A joint US-Afghan investigation has been launched into a raid that US commanders say killed 15 armed militants but that Afghan officials say killed 11 civilians.
The accusation of civilian deaths is the latest in a string of incidents over the last year that have angered Afghan President Hamid Karzai.
A detailed US statement said multiple teams of militants fired on coalition forces during an early Saturday raid against a Taliban commander in Laghman. The US said a woman carrying a rocket-propelled grenade was among those killed.
“The people who were killed were shooting at us,” said Colonel Greg Julian, the top US spokesman in Afghanistan.

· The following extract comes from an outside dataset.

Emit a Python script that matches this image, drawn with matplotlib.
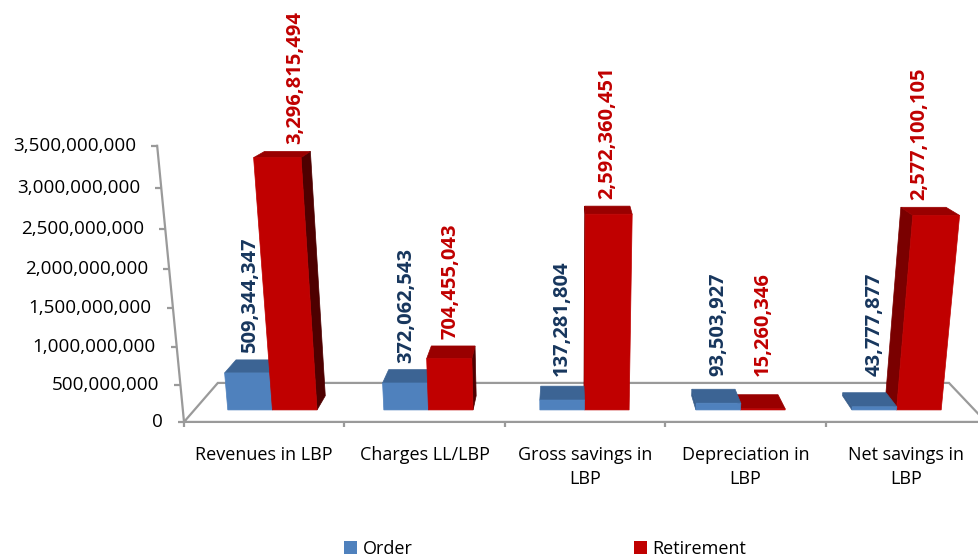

However, Sayed Ahmad Safi, the spokesman for the governor of Laghman, said government intelligence reports indicated 11 of the dead were civilians, including three children and two females. Two of the dead were militants, he said.

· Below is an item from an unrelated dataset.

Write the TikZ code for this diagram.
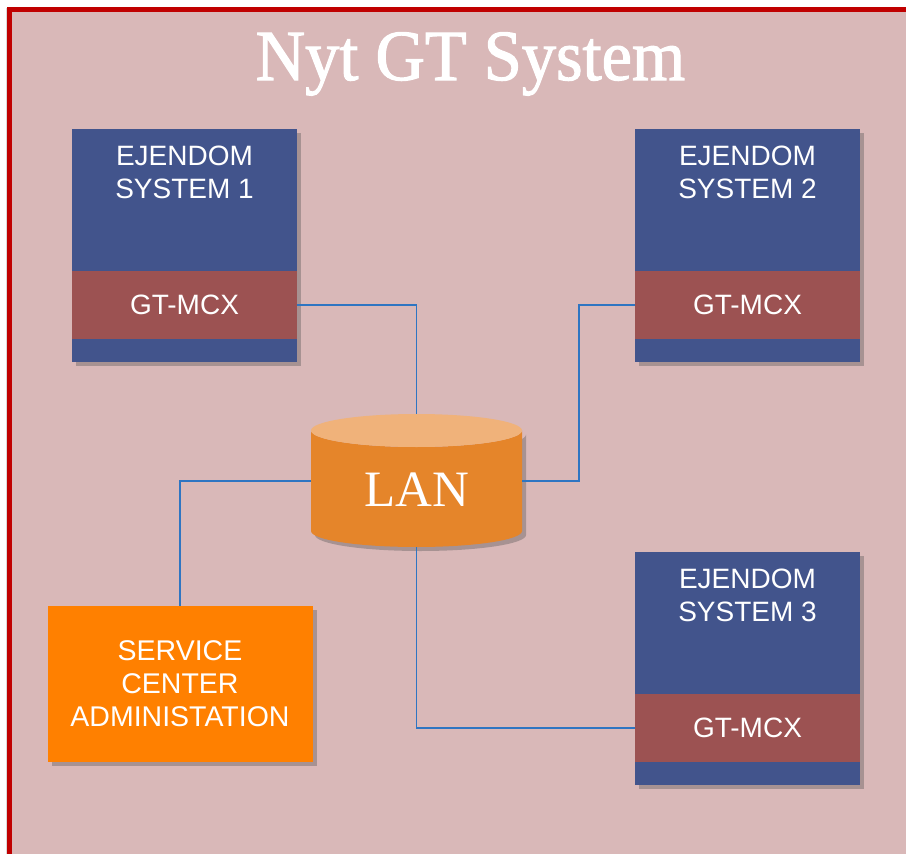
\documentclass[tikz,border=0pt]{standalone}
\usepackage{fontspec}
\setmainfont{Liberation Serif}
\setsansfont{Liberation Sans}
\newfontfamily\titlefont[FakeBold=1.6]{Liberation Serif}
\usetikzlibrary{shadows}
\definecolor{bg}{HTML}{D9B8B8}
\definecolor{framered}{HTML}{C00000}
\definecolor{sysblue}{HTML}{42548C}
\definecolor{bandred}{HTML}{9C5252}
\definecolor{svc}{HTML}{FF8000}
\definecolor{lanbody}{HTML}{E5852A}
\definecolor{lantopc}{HTML}{F0B27A}
\definecolor{wire}{HTML}{2E75C2}
\begin{document}
\begin{tikzpicture}[x=1pt,y=-1pt,
  shad/.style={drop shadow={shadow xshift=4pt,shadow yshift=-4pt,fill=black!70,opacity=0.35}},
  sysbox/.style={fill=sysblue,minimum width=225pt,minimum height=233pt,inner sep=0pt,anchor=north west,shad},
  bandbox/.style={fill=bandred,minimum width=225pt,minimum height=68pt,inner sep=0pt,text=white,
    font=\sffamily\fontsize{28}{33}\selectfont},
  systext/.style={text=white,align=center,inner sep=0pt,font=\sffamily\fontsize{28}{33}\selectfont},
  wireline/.style={draw=wire,line width=1.5pt},
]
\useasboundingbox (0,0) rectangle (906,854);
% frame
\fill[white] (0,0) rectangle (906,854);
\fill[black!15] (6,8) rectangle (9,854);
\fill[bg] (12,12) rectangle (912,860);
\draw[framered,line width=5pt] (9.5,9.5) rectangle (915,865);

% title
\node[anchor=base,text=white,font=\titlefont\fontsize{72}{72}\selectfont,inner sep=0pt] (title) at (470.5,80)
  {\scalebox{0.95}[1]{Nyt GT System}};

% system 1
\node[sysbox] (s1) at (72,129) {};
\node[bandbox] (g1) at (184.5,305) {GT-MCX};
\node[systext] (t1) at (184.5,172) {EJENDOM\\SYSTEM 1};
% system 2
\node[sysbox] (s2) at (635,129) {};
\node[bandbox] (g2) at (747.5,305) {GT-MCX};
\node[systext] (t2) at (747.5,172) {EJENDOM\\SYSTEM 2};
% system 3
\node[sysbox] (s3) at (635,552) {};
\node[bandbox] (g3) at (747.5,728) {GT-MCX};
\node[systext] (t3) at (747.5,595) {EJENDOM\\SYSTEM 3};

% service center
\node[fill=svc,minimum width=265pt,minimum height=156pt,inner sep=0pt,shad,
  text=white,align=center,font=\sffamily\fontsize{28.5}{33}\selectfont] (svc) at (180,684)
  {SERVICE\\CENTER\\ADMINISTATION};

% LAN cylinder
\path[fill=lanbody,shad] (311,430.5) -- (311,531)
  arc[start angle=180,end angle=0,x radius=105.5,y radius=16] -- (522,430.5)
  arc[start angle=0,end angle=180,x radius=105.5,y radius=16.5] -- cycle;
\fill[lantopc] (416.5,430.5) ellipse[x radius=105.5,y radius=16.5];
\node[text=white,font=\fontsize{51}{51}\selectfont,anchor=base] (lan) at (416.5,506) {LAN};
\coordinate (lanN) at (416.5,414);
\coordinate (lanS) at (416.5,547);
\coordinate (lanW) at (311,481);
\coordinate (lanE) at (522,481);

% connectors
\draw[wireline] (g1.east) -| (lanN);
\draw[wireline] (g2.west) -- ++(-56,0) |- (lanE);
\draw[wireline] (lanW) -| (svc.north);
\draw[wireline] (lanS) |- (g3.west);
\end{tikzpicture}
\end{document}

Abdul Khaliq Hussaini, a member of parliament for Laghman, said he believed 16 people had been killed, including 11 civilians.
Julian said he did not doubt the US version of the battle, but that a joint US-Afghan investigation had been launched to put the reports of civilian deaths to rest.
Meanwhile, British Defense Secretary John Hutton signaled yesterday that he was considering boosting the number of British troops and equipment in Afghanistan.
Speaking to the News of the World tabloid, Hutton said his top priority was protecting British troops against improvised explosive devices used by the Taliban militia, and promised the government “will be making announcements about the issue.”
“We need more specialist experts in the area in theater,” Hutton told the weekly newspaper.
“We are going to deploy a range of equipment and people who are going to provide us with better protection but I’m not going to give the Taliban a heads up about that,” he said.
He promised that the government would do more, adding it would be his “top priority” for the coming year.
The Ministry of Defence in London insisted, however, that no announcement on increased numbers of troops was imminent.
In other developments, police in remote northwestern Afghanistan killed 13 Taliban fighters in a clash triggered by the killings of five civilians by the militants, police said yesterday.
The militants first shot dead a tribal elder and his wife in their home in Badghis Province on Saturday because the man did not agree to collect food and money for them, provincial police chief Mohammed Ayob Niazyar said.
Three more local men were killed and five wounded when residents attacked the rebels, Niazyar said. Police later arrived at the scene and another battle ensued.
“Thirteen of the Taliban have been killed and seven of them were injured in a clash when police arrived at the area,” he said.
The fighting took place near the border with Turkmenistan.
A suicide bomber blew himself up at a market in in Samkanai district of Paktia Province, killing a civilian and wounding eight others on Saturday, an official said yesterday.